Economy Watch: Hotels Enjoy a Bang-Up First Quarter

Hotel occupancy, average daily rate and revenue per available room all gained ground in the first quarter of 2017, STR recently reported, but an increase in development for the quarter could put pressure on pricing power.

hotel stock photoThe U.S. hotel industry enjoyed positive year-over-year gains in three key metrics during the first quarter of 2017, according to data released by STR late last week. Compared with first-quarter 2016, occupancies were up 0.9 percentage points to 61.1 percent, and average daily rate (ADR) gained 2.5 percent to $124.27. Revenue per available room (RevPAR) was up 3.4 percent to $75.92.

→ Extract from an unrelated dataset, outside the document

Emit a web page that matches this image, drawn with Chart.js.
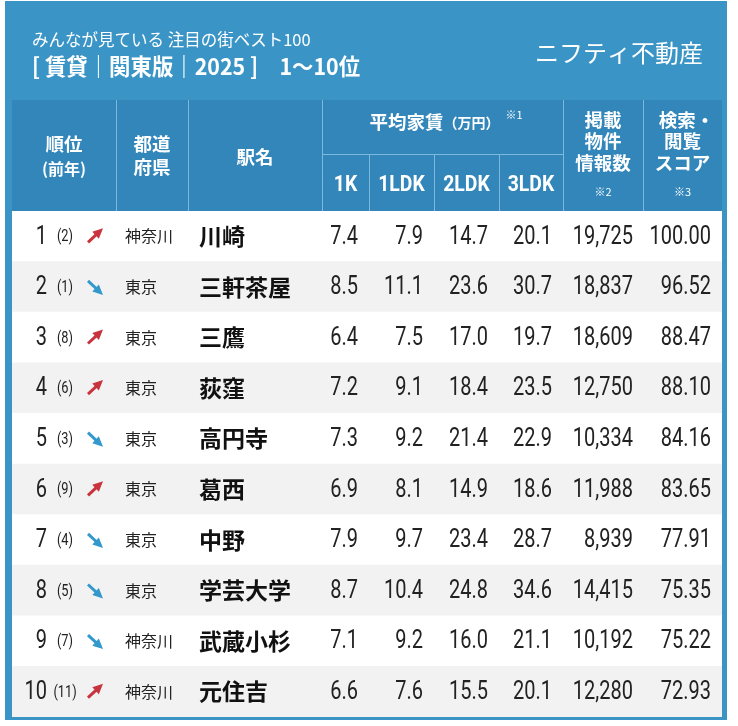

On the other hand, the pace of hotel development might mean that future increases won’t be so robust. “Supply growth for the quarter was 1.9 percent, which was the highest for any quarter since the second quarter of 2010,” said Bobby Bowers, STR’s senior vice president of operations. “So as demand growth becomes more moderate, occupancy will decline, placing further pressure on pricing power.”

Among the top 25 U.S. markets, Washington, D.C.-Maryland-Virginia saw the quarter’s only double-digit increase in RevPAR (up 16.1 percent to $107.93), according to STR. Growth was driven primarily by the only double-digit lift year-over-year in ADR (up 13.6 percent to $165.94). Occupancy growth in the market was more moderate (up 2.2 percentage points to 65 percent). The inauguration, along with frequent protests in D.C., likely contributed to the upward bumps in ADR and RevPAR in that market.

Other top RevPAR increases were reported in Detroit (up 9.8 percent to $63.20); Seattle (up 9.2 percent to $96.62); and New Orleans (up 8 percent to $118.90). Miami/Hialeah experienced the steepest decline in RevPAR compared with last year (down 8.5 percent to $186.36) thanks to the largest drop in ADR (down 7.5 percent to $227.37). New hotel rooms in the market are putting pressure on those metrics.